** start **

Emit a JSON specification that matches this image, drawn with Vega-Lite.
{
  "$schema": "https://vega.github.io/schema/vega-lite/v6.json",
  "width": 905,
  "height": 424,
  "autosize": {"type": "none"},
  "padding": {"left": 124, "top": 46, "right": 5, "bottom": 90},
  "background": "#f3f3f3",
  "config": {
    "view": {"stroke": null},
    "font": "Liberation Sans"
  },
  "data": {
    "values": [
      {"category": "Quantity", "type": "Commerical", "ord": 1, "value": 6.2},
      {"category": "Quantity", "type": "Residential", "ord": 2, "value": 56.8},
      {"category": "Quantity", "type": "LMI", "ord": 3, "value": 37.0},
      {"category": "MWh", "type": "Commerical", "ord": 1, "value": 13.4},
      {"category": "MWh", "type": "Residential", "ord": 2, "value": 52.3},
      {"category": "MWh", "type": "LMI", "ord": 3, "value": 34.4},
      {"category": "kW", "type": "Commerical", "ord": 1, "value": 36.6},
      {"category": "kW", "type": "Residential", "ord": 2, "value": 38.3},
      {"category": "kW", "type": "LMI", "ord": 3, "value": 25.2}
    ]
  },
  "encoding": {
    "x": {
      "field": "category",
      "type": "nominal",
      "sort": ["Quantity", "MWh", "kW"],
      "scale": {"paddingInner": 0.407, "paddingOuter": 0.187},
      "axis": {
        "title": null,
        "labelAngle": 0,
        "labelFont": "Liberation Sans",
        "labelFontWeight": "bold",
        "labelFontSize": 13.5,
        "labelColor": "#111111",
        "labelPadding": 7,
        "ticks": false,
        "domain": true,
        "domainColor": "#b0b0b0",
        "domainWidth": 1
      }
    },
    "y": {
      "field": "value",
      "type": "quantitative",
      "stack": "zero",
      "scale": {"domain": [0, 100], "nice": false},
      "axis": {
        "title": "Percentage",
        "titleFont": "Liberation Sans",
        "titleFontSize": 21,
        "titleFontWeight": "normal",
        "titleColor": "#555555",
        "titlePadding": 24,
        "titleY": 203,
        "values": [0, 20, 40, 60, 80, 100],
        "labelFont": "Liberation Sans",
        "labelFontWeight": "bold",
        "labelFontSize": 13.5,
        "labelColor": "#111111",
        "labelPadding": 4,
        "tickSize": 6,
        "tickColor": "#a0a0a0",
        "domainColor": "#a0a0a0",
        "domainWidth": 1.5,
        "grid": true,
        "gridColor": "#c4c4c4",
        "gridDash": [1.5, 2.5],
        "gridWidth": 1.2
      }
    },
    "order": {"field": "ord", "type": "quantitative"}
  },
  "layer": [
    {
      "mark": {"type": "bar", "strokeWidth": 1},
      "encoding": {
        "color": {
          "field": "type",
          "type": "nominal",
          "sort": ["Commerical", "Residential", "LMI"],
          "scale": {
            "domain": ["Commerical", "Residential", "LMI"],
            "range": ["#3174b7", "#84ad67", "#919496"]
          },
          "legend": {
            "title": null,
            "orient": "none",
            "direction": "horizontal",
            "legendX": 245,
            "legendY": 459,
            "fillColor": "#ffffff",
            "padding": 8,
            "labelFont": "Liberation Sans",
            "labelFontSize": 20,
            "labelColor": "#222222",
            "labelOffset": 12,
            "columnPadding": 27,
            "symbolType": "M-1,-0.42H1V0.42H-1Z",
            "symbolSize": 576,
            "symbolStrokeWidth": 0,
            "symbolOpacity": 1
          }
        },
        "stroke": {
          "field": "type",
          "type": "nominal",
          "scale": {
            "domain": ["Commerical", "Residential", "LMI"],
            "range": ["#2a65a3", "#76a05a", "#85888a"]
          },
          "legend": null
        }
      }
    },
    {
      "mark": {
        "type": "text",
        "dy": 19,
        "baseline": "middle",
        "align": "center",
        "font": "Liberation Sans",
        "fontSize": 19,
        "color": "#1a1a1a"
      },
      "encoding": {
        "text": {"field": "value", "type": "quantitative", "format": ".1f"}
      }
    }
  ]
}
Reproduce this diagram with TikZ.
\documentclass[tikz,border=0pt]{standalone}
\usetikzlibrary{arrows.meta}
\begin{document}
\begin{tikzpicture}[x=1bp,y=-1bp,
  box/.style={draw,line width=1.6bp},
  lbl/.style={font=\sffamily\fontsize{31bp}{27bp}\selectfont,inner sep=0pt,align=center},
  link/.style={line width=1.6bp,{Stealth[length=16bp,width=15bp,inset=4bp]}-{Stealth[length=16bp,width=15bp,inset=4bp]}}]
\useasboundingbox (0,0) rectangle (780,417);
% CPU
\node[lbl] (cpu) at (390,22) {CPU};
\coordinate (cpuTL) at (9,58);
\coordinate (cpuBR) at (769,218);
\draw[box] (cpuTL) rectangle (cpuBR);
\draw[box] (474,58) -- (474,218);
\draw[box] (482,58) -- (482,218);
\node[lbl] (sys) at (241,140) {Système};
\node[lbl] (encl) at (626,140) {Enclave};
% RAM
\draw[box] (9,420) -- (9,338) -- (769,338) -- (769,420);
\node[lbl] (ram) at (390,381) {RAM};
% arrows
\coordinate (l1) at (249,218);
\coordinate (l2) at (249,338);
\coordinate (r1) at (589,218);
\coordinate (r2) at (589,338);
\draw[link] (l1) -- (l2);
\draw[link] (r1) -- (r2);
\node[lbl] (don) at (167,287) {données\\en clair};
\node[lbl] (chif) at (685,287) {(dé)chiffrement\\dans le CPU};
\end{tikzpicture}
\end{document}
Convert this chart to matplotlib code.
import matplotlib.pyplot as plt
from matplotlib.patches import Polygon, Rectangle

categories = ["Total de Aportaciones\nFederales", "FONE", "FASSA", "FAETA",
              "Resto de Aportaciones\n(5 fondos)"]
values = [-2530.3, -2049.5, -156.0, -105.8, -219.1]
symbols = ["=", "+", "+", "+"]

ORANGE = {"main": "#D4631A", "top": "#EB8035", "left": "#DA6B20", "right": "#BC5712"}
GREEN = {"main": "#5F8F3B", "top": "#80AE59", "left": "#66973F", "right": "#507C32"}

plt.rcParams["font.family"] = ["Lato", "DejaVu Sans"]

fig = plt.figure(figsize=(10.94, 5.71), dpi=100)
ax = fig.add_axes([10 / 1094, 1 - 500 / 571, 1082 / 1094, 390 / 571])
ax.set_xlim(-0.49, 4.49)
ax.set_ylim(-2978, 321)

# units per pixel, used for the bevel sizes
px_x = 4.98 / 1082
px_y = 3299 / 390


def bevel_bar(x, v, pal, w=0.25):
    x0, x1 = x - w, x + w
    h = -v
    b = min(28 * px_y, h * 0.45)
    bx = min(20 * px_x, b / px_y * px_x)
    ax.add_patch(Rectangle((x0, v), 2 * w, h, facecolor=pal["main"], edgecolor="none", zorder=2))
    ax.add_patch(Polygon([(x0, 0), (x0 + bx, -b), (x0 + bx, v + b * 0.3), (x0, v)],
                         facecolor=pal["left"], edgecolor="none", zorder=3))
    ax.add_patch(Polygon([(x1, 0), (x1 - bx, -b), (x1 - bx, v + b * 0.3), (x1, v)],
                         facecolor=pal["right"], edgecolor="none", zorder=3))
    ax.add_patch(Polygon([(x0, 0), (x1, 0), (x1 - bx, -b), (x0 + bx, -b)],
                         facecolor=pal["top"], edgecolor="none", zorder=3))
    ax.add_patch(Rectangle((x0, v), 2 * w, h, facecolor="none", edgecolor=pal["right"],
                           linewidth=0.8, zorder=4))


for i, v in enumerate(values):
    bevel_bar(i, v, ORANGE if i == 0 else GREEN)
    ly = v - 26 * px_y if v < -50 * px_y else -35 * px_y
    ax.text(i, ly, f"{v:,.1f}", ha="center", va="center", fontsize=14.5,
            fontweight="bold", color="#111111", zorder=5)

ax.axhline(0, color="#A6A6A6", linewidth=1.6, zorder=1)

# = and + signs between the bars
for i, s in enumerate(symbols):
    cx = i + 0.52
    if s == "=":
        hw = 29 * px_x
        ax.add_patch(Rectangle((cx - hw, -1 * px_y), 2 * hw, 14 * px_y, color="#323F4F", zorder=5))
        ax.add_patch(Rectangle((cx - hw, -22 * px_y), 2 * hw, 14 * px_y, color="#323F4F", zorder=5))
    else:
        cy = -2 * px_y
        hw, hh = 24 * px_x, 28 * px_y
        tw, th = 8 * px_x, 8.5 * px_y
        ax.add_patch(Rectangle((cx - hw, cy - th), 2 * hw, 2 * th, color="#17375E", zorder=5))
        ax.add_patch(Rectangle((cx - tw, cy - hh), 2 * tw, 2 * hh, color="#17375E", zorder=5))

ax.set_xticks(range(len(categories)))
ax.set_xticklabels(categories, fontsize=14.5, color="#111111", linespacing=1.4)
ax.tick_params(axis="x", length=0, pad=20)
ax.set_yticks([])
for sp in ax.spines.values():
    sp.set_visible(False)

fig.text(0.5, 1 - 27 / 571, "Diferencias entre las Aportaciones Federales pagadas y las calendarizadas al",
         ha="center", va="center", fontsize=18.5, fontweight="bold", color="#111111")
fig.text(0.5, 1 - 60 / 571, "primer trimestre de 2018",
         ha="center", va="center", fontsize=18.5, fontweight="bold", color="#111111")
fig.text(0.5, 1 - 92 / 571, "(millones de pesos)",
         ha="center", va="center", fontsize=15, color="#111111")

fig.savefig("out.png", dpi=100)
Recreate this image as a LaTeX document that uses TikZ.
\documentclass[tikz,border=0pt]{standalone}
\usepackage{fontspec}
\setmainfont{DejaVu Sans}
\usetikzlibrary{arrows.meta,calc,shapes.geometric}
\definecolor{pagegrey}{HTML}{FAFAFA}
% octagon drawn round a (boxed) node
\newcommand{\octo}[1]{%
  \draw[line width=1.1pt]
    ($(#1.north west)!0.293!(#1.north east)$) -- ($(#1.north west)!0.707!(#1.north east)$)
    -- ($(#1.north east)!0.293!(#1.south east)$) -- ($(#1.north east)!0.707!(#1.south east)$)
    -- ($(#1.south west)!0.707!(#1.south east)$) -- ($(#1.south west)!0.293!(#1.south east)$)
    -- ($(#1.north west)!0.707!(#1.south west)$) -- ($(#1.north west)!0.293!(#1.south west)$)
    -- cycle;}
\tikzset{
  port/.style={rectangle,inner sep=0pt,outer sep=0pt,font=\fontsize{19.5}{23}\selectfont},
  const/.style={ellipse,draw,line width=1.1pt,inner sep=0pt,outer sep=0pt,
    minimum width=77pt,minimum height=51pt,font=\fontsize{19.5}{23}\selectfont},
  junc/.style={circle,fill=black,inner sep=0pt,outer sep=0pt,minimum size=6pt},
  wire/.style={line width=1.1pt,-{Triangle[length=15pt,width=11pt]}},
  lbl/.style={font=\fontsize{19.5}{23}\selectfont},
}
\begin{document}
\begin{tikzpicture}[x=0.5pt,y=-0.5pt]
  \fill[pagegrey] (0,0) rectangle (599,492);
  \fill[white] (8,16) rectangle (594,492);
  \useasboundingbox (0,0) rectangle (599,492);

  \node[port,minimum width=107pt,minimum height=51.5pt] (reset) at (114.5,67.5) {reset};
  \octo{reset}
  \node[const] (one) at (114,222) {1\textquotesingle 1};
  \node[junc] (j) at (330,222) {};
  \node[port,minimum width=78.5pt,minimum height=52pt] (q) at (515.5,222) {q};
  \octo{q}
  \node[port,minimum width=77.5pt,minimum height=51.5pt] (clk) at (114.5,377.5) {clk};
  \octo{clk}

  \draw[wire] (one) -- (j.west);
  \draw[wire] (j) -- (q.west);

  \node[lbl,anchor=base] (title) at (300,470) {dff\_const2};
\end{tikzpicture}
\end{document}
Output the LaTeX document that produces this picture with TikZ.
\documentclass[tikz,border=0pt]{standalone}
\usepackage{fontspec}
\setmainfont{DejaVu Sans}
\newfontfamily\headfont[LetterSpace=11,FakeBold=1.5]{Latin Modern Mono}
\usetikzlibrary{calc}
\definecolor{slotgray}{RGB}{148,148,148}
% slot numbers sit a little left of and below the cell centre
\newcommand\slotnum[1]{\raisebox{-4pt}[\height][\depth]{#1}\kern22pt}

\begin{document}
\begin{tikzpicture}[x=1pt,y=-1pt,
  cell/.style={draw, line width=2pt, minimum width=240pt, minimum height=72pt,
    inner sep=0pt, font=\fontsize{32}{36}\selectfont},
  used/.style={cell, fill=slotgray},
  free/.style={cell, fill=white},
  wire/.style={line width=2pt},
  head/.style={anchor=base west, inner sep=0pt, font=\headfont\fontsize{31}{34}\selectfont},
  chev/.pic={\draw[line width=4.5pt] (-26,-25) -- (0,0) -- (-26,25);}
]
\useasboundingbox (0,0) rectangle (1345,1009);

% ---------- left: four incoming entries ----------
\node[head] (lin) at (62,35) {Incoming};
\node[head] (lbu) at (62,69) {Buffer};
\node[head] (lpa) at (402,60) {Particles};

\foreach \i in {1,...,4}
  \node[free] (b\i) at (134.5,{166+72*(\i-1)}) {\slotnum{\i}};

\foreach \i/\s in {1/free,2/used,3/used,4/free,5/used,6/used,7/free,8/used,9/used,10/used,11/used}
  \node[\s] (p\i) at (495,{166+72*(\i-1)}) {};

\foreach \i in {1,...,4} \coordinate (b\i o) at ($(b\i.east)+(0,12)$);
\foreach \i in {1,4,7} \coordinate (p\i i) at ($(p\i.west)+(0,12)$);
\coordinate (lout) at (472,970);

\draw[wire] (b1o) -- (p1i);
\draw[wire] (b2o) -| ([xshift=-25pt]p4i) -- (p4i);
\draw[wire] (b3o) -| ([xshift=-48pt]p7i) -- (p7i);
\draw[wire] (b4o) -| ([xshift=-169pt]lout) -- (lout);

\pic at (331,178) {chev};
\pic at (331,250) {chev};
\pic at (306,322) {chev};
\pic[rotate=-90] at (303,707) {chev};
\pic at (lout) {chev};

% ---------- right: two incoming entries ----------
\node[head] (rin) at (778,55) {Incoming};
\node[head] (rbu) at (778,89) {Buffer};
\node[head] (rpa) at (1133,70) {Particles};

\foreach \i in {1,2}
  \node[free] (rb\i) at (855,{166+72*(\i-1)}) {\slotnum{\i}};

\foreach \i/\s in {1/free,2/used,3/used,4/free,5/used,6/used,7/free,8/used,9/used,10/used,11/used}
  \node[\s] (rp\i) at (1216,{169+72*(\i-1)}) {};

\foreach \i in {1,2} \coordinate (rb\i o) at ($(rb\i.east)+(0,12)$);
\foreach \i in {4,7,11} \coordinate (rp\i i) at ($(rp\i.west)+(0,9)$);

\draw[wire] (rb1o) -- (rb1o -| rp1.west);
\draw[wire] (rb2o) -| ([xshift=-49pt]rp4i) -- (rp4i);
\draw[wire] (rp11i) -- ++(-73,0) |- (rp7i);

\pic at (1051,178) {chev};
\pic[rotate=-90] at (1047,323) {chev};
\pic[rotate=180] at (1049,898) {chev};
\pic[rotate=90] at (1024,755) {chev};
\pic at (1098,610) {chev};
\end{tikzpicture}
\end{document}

** end **

# Task description
Locate the word "this" in the records and collect each line it appears in.

# Expected answer
Emit a JSON specification that matches this image, drawn with Vega-Lite.
Reproduce this diagram with TikZ.
Convert this chart to matplotlib code.
Recreate this image as a LaTeX document that uses TikZ.
Output the LaTeX document that produces this picture with TikZ.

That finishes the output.